I did once get followed around a discount grocery store by a superduper gay older guy (45?) and every time he saw me, he clicked his tongue and went "mmm mm mmmm". Then he happened to be in the checkout line when I was and came up to me and offered me a free haircut. Now THAT was creepy, but mostly because of the clucking and "mm mm"ing. I'm not sure he knew I could hear him, but that was what was creepy - plus I was feeling exceedingly vulnerable and was toootally broke at the time and almost tempted to take him up on his offer of a haircut. If he had just come up and talked to me from the get-go, that would have been better.


----------



## Veggie (May 22, 2011)

William I am said:


> Because you approving of it is rare, and other women by and large don't approve of it. By condoning that kind of behaviour, you're rewarding people who do that and giving them incentive to do it to other women who are not ok with it. You're not the only one involved in the situation, like it or not.

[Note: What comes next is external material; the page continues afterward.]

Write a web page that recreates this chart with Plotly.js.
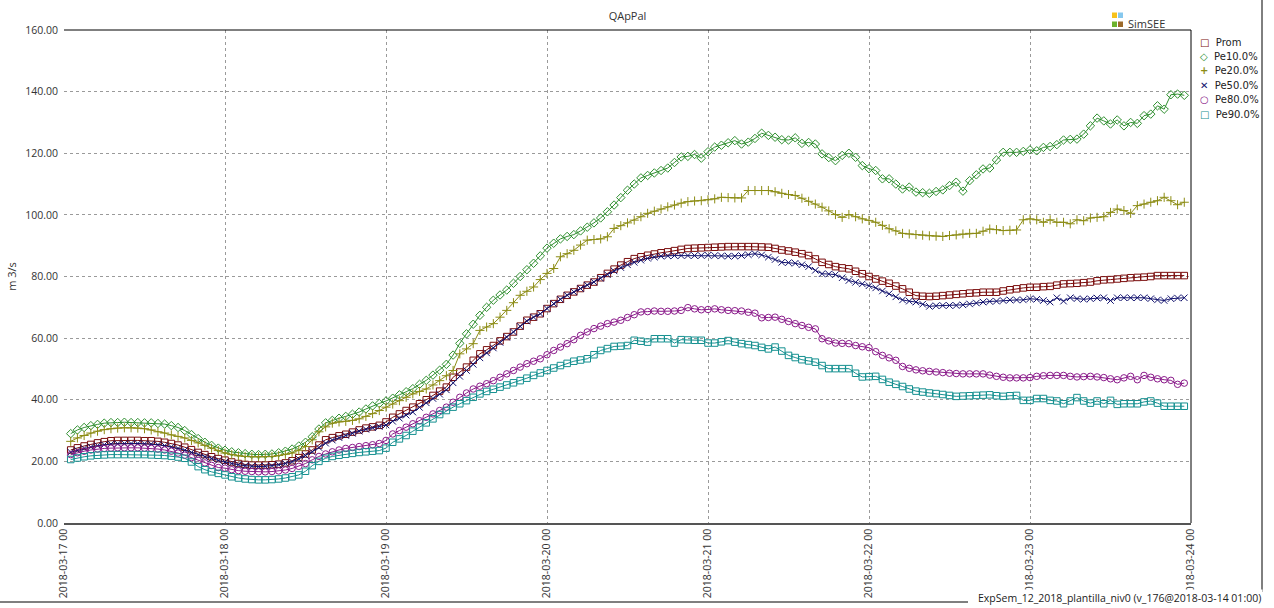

Why in the HELL am I supposed to care about women who disrespect me? Seriously? I find that so hilarious. Men don't feel the need to care about the "douchebags" who treat them like idiots...why should I feel the need to care about women who I find to be total cunts?

I like what I like = True feminism.


----------



## tanstaafl28 (Sep 10, 2012)

Veggie said:


> Why in the HELL am I supposed to care about women who disrespect me? Seriously? I find that so hilarious. Men don't feel the need to care about the "douchebags" who treat them like idiots...why should I feel the need to care about women who I find to be total cunts?
> 
> I like what I like = True feminism.


Why am I not surprised that you're a 7? :tongue:


----------



## Veggie (May 22, 2011)

Girl creep examples (again, don't love that word - but women I'd be extremely leery to trust):










(Remember when Rowling had Umbridge gang raped by centaurs? Feminism doesn't have to equal hand holding).



















(^Selma Blair)


----------



## William I am (May 20, 2011)

Veggie said:


> Why in the HELL am I supposed to care about women who disrespect me? Seriously? I find that so hilarious. Men don't feel the need to care about the "douchebags" who treat them like idiots...why should I feel the need to care about women who I find to be total cunts?
> 
> I like what I like = True feminism.



I think you misunderstood what I said. I'll rephrase.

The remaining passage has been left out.